I tried writing code to convert the julius output to vowels only sentence, and frame id to time. I have not confirmed the actual motion yet, so I’m not sure this code is correct.

code: https://gist.github.com/nagadomi/2b8131ed5f50e375f306b146f8840d11 test file tts.wav: tts.wav.zip

Hogarth-MMD commented 6 years ago

I have been disconnected from the internet for the past 3 days because of a Windows malfunction. I haven't finished the Julius lip sync add-on that I was working on. Do want to make this Julius lip sync add-on @nagadomi ? This is completely okay with me. I am trying to do too many things at the same time, but I cannot do everything at the same time.

Hogarth-MMD commented 6 years ago

lip sync Julius to Blender MMD add-on https://sta.sh/022qfe96dpx2

Hogarth-MMD commented 6 years ago

Blender has an issue with frames per second. It looks to me that audio files are imported into the Blender video editor with a frame rate of 30 fps. And the maximum preview playback fps of a morphs animation (in Blender 2.79b) seems to be 30 fps. So I cannot test this add-on with any FPS other than 30 FPS.

Hogarth-MMD commented 6 years ago

That is my contribution to this effort. I have no plan to spend any additional time developing this add-on. If @nagadomi wants to be the developer of this add-on, that is completely okay with me. lip sync Julius to Blender MMD add-on is an importer of Julius .out text files. The mesh object of an MMD character must be the active object when importing the .out file. A menu item for this add-on appears in Blender's File, Import menu.

nagadomi commented 6 years ago

OK, I may develop it when I have spare time, but I can't promise it.

And the maximum preview playback fps of a morphs animation (in Blender 2.79b) seems to be 30 fps.

I often use 60 fps. You can change fps with Render tab/Dimensions/Frame Rate, and sync-mode on timeline windows to set AV-sync.

btw, I noticed that Julius strips complete silence frame(zero value). It causes a issue that sound sources and motion can not sync. A quick and dirty solution is to add noise to the sound source before processing.
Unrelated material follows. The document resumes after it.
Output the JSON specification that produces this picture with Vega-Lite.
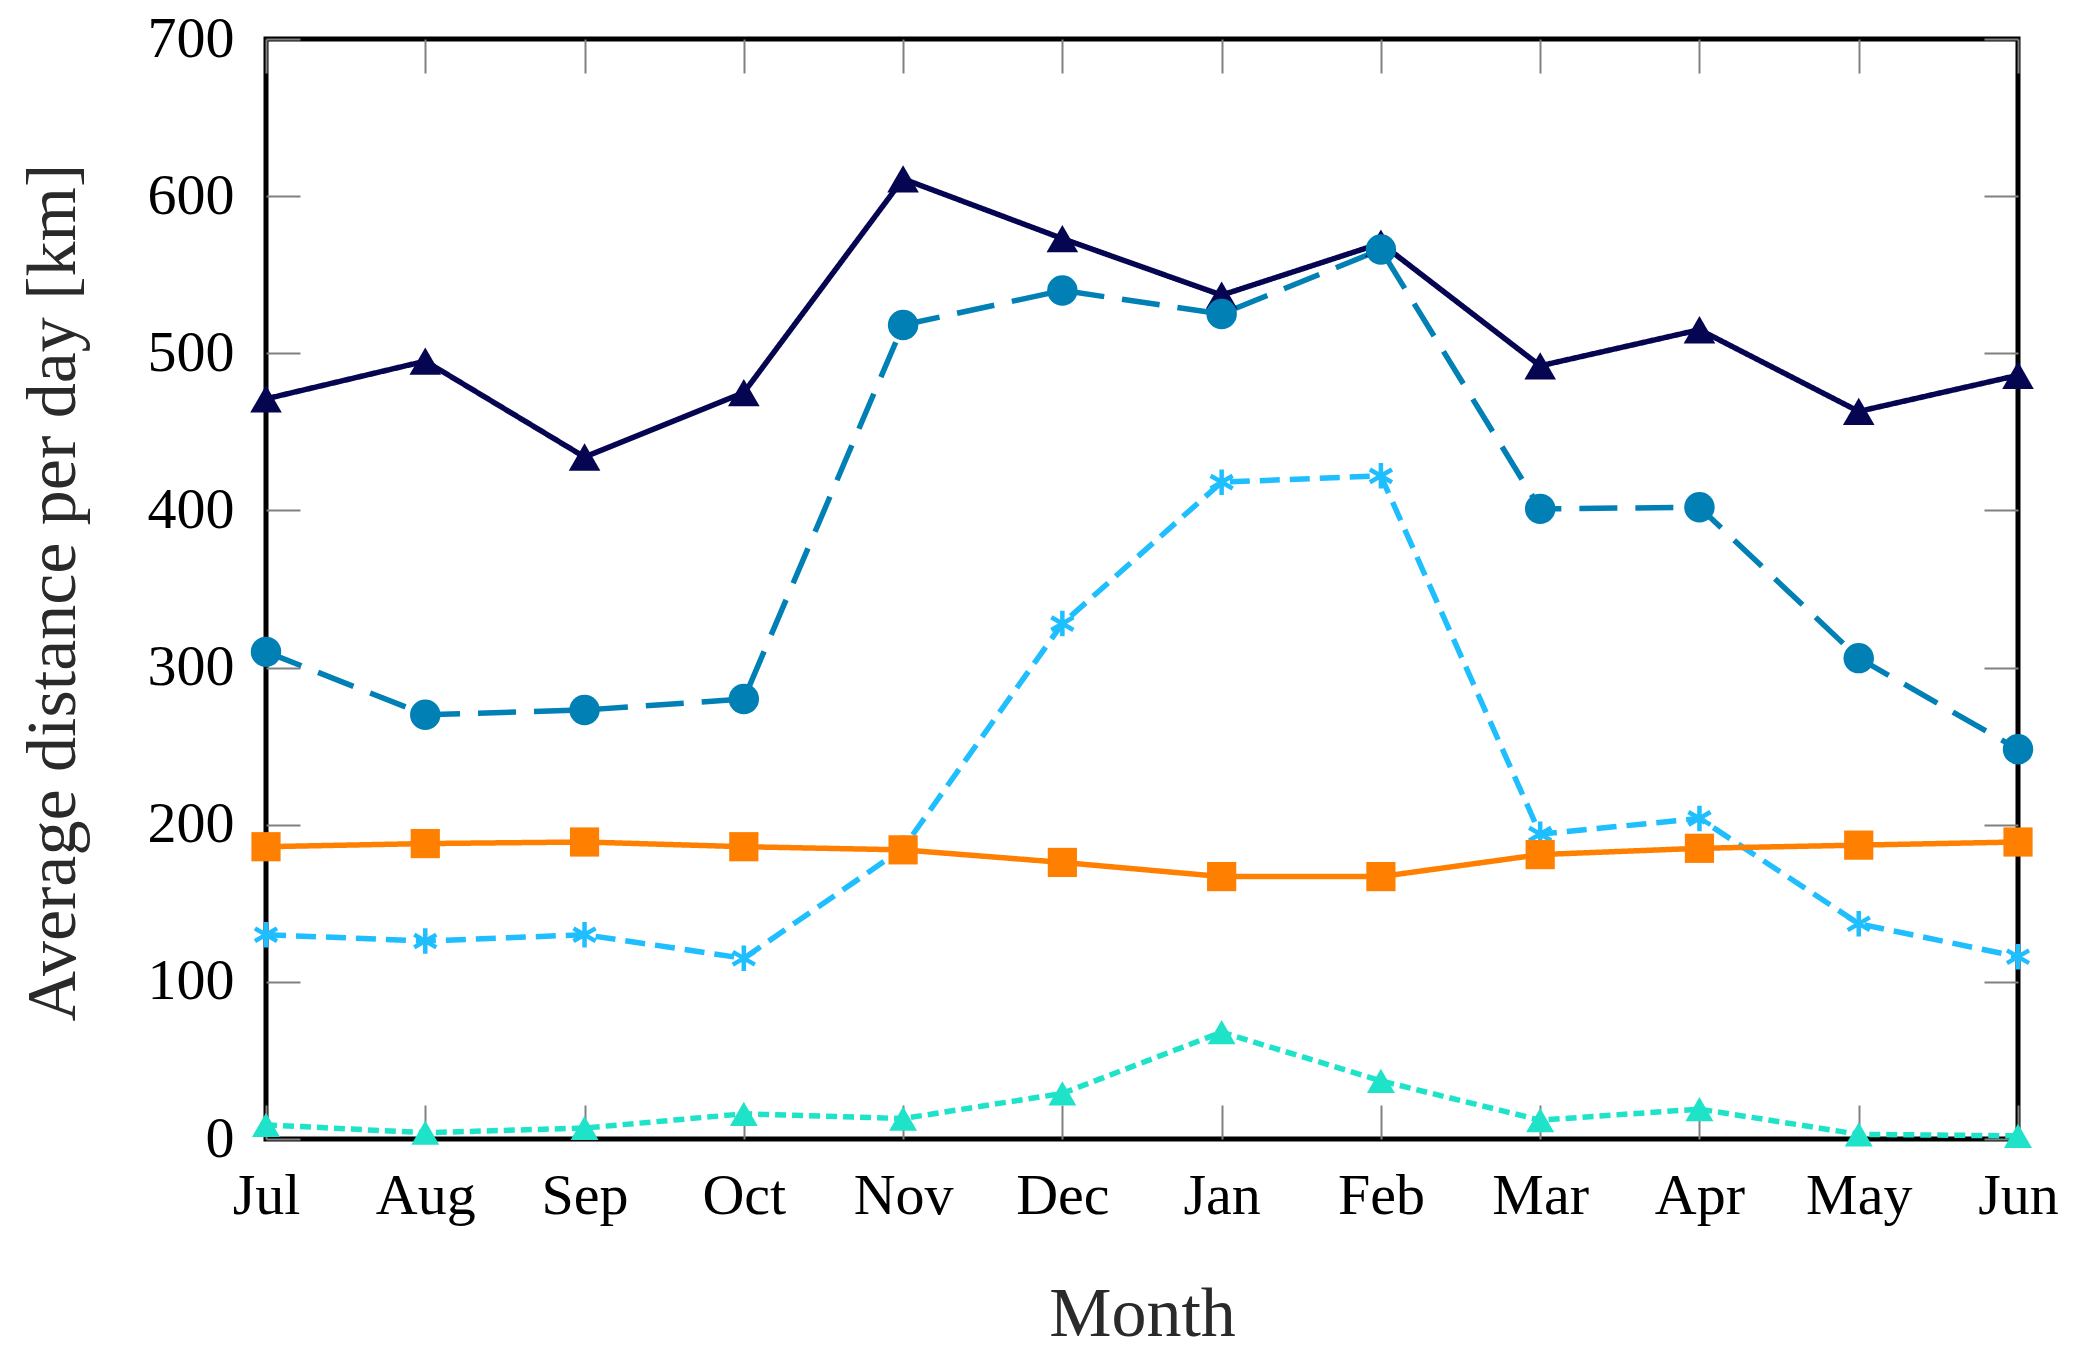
{
  "$schema": "https://vega.github.io/schema/vega-lite/v6.json",
  "width": 1752,
  "height": 1100,
  "autosize": {"type": "none"},
  "padding": {"left": 266, "top": 39, "right": 66, "bottom": 218},
  "background": "white",
  "config": {
    "view": {"stroke": "black", "strokeWidth": 5},
    "font": "Liberation Serif",
    "axis": {"grid": false, "domain": false}
  },
  "data": {
    "values": [
      {"month": "Jul", "series": "S1", "value": 471},
      {"month": "Aug", "series": "S1", "value": 495},
      {"month": "Sep", "series": "S1", "value": 434},
      {"month": "Oct", "series": "S1", "value": 475},
      {"month": "Nov", "series": "S1", "value": 611},
      {"month": "Dec", "series": "S1", "value": 573},
      {"month": "Jan", "series": "S1", "value": 537},
      {"month": "Feb", "series": "S1", "value": 570},
      {"month": "Mar", "series": "S1", "value": 492},
      {"month": "Apr", "series": "S1", "value": 515},
      {"month": "May", "series": "S1", "value": 463},
      {"month": "Jun", "series": "S1", "value": 486},
      {"month": "Jul", "series": "S2", "value": 310},
      {"month": "Aug", "series": "S2", "value": 270},
      {"month": "Sep", "series": "S2", "value": 273},
      {"month": "Oct", "series": "S2", "value": 280},
      {"month": "Nov", "series": "S2", "value": 518},
      {"month": "Dec", "series": "S2", "value": 540},
      {"month": "Jan", "series": "S2", "value": 525},
      {"month": "Feb", "series": "S2", "value": 566},
      {"month": "Mar", "series": "S2", "value": 401},
      {"month": "Apr", "series": "S2", "value": 402},
      {"month": "May", "series": "S2", "value": 306},
      {"month": "Jun", "series": "S2", "value": 248},
      {"month": "Jul", "series": "S3", "value": 130},
      {"month": "Aug", "series": "S3", "value": 126},
      {"month": "Sep", "series": "S3", "value": 130},
      {"month": "Oct", "series": "S3", "value": 115},
      {"month": "Nov", "series": "S3", "value": 185},
      {"month": "Dec", "series": "S3", "value": 328},
      {"month": "Jan", "series": "S3", "value": 418},
      {"month": "Feb", "series": "S3", "value": 422},
      {"month": "Mar", "series": "S3", "value": 194},
      {"month": "Apr", "series": "S3", "value": 204},
      {"month": "May", "series": "S3", "value": 137},
      {"month": "Jun", "series": "S3", "value": 116},
      {"month": "Jul", "series": "S4", "value": 186},
      {"month": "Aug", "series": "S4", "value": 188},
      {"month": "Sep", "series": "S4", "value": 189},
      {"month": "Oct", "series": "S4", "value": 186},
      {"month": "Nov", "series": "S4", "value": 184},
      {"month": "Dec", "series": "S4", "value": 176},
      {"month": "Jan", "series": "S4", "value": 167},
      {"month": "Feb", "series": "S4", "value": 167},
      {"month": "Mar", "series": "S4", "value": 181},
      {"month": "Apr", "series": "S4", "value": 185},
      {"month": "May", "series": "S4", "value": 187},
      {"month": "Jun", "series": "S4", "value": 189},
      {"month": "Jul", "series": "S5", "value": 9},
      {"month": "Aug", "series": "S5", "value": 4},
      {"month": "Sep", "series": "S5", "value": 7},
      {"month": "Oct", "series": "S5", "value": 16},
      {"month": "Nov", "series": "S5", "value": 13},
      {"month": "Dec", "series": "S5", "value": 29},
      {"month": "Jan", "series": "S5", "value": 68},
      {"month": "Feb", "series": "S5", "value": 37},
      {"month": "Mar", "series": "S5", "value": 12},
      {"month": "Apr", "series": "S5", "value": 19},
      {"month": "May", "series": "S5", "value": 3},
      {"month": "Jun", "series": "S5", "value": 2}
    ]
  },
  "resolve": {"axis": {"x": "independent", "y": "independent"}},
  "layer": [
    {
      "mark": {"type": "line"},
      "encoding": {
        "x": {
          "field": "month", "type": "ordinal",
          "sort": ["Jul","Aug","Sep","Oct","Nov","Dec","Jan","Feb","Mar","Apr","May","Jun"],
          "scale": {"type": "point", "padding": 0},
          "axis": {
            "orient": "bottom", "title": "Month", "labelAngle": 0,
            "labelFont": "Liberation Serif", "labelFontSize": 58, "labelColor": "black",
            "labelPadding": 62, "labelOverlap": false,
            "tickSize": -34, "tickColor": "#808080", "tickWidth": 2,
            "titleFont": "Liberation Serif", "titleFontSize": 70, "titleFontWeight": "normal",
            "titleColor": "#2a2a2a", "titleBaseline": "alphabetic", "titleX": 876, "titleY": 196
          }
        },
        "y": {
          "field": "value", "type": "quantitative",
          "scale": {"domain": [0, 700], "nice": false},
          "axis": {
            "orient": "left", "title": "Average distance per day [km]",
            "values": [0,100,200,300,400,500,600,700],
            "labelFont": "Liberation Serif", "labelFontSize": 58, "labelColor": "black",
            "labelPadding": 66, "labelOverlap": false,
            "tickSize": -34, "tickColor": "#808080", "tickWidth": 2,
            "titleFont": "Liberation Serif", "titleFontSize": 70, "titleFontWeight": "normal",
            "titleColor": "#2a2a2a", "titleBaseline": "alphabetic", "titleAngle": 270,
            "titleX": -192, "titleY": 553
          }
        },
        "color": {
          "field": "series", "type": "nominal", "legend": null,
          "scale": {"domain": ["S1","S2","S3","S4","S5"], "range": ["#050552","#0080B5","#1EBEFF","#FF8000","#1EE3C8"]}
        },
        "strokeDash": {
          "field": "series", "type": "nominal", "legend": null,
          "scale": {"domain": ["S1","S2","S3","S4","S5"], "range": [[1,0],[38,18],[20,10],[1,0],[11,6]]}
        },
        "strokeWidth": {
          "field": "series", "type": "nominal", "legend": null,
          "scale": {"domain": ["S1","S2","S3","S4","S5"], "range": [5.5,5.5,6,5.5,6]}
        }
      }
    },
    {
      "transform": [{"filter": "datum.series === 'S3'"}],
      "mark": {"type": "point", "shape": "M0,-1L0,1M-0.866,-0.5L0.866,0.5M-0.866,0.5L0.866,-0.5", "filled": false, "size": 650, "strokeWidth": 4.5, "color": "#1EBEFF", "opacity": 1},
      "encoding": {
        "x": {"field": "month", "type": "ordinal", "sort": ["Jul","Aug","Sep","Oct","Nov","Dec","Jan","Feb","Mar","Apr","May","Jun"], "scale": {"type": "point", "padding": 0}, "axis": null},
        "y": {"field": "value", "type": "quantitative", "scale": {"domain": [0, 700], "nice": false}, "axis": null}
      }
    },
    {
      "transform": [{"filter": "datum.series !== 'S3'"}],
      "mark": {"type": "point", "filled": true, "opacity": 1},
      "encoding": {
        "x": {"field": "month", "type": "ordinal", "sort": ["Jul","Aug","Sep","Oct","Nov","Dec","Jan","Feb","Mar","Apr","May","Jun"], "scale": {"type": "point", "padding": 0}, "axis": null},
        "y": {"field": "value", "type": "quantitative", "scale": {"domain": [0, 700], "nice": false}, "axis": null},
        "color": {"field": "series", "type": "nominal", "legend": null},
        "shape": {
          "field": "series", "type": "nominal", "legend": null,
          "scale": {"domain": ["S1","S2","S4","S5"], "range": ["triangle-up","circle","square","triangle-up"]}
        },
        "size": {
          "field": "series", "type": "nominal", "legend": null,
          "scale": {"domain": ["S1","S2","S4","S5"], "range": [1000, 780, 680, 1050]}
        }
      }
    },
    {
      "mark": {"type": "point", "opacity": 0},
      "encoding": {
        "x": {"field": "month", "type": "ordinal", "sort": ["Jul","Aug","Sep","Oct","Nov","Dec","Jan","Feb","Mar","Apr","May","Jun"], "scale": {"type": "point", "padding": 0},
          "axis": {"orient": "top", "labels": false, "title": null, "tickSize": -34, "tickColor": "#808080", "tickWidth": 2}},
        "y": {"field": "value", "type": "quantitative", "scale": {"domain": [0, 700], "nice": false},
          "axis": {"orient": "right", "labels": false, "title": null, "values": [0,100,200,300,400,500,600,700], "tickSize": -34, "tickColor": "#808080", "tickWidth": 2}}
      }
    }
  ]
}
sox tts.wav -p synth whitenoise vol 0.02 | sox -m tts.wav - tts_addednoise.wav

tts_addednoise.wav.zip

lieff commented 6 years ago

I have crazy idea to use something like https://github.com/TadasBaltrusaitis/OpenFace to make lipsync from video, not audio. It can simplify creating some mimic effects without actual audio.

nagadomi commented 6 years ago

It's not so crazy idea, libraries that captures face morphs from the video such as Live2D/Facerig is already in use in virtual yutuber field. and, this guy have been developing a toolset to capture full motion from video. https://github.com/miu200521358/3d-pose-baseline-vmd video: http://www.nicovideo.jp/watch/sm33232251

Edit: "read facial expression from photo / movie and generate VMD motion" https://github.com/errno-mmd/readfacevmd

lieff commented 6 years ago

Cool :) It's already been done. I'll look at it later and try to integrate to saba or something, to achieve real-time preview & record from webcam.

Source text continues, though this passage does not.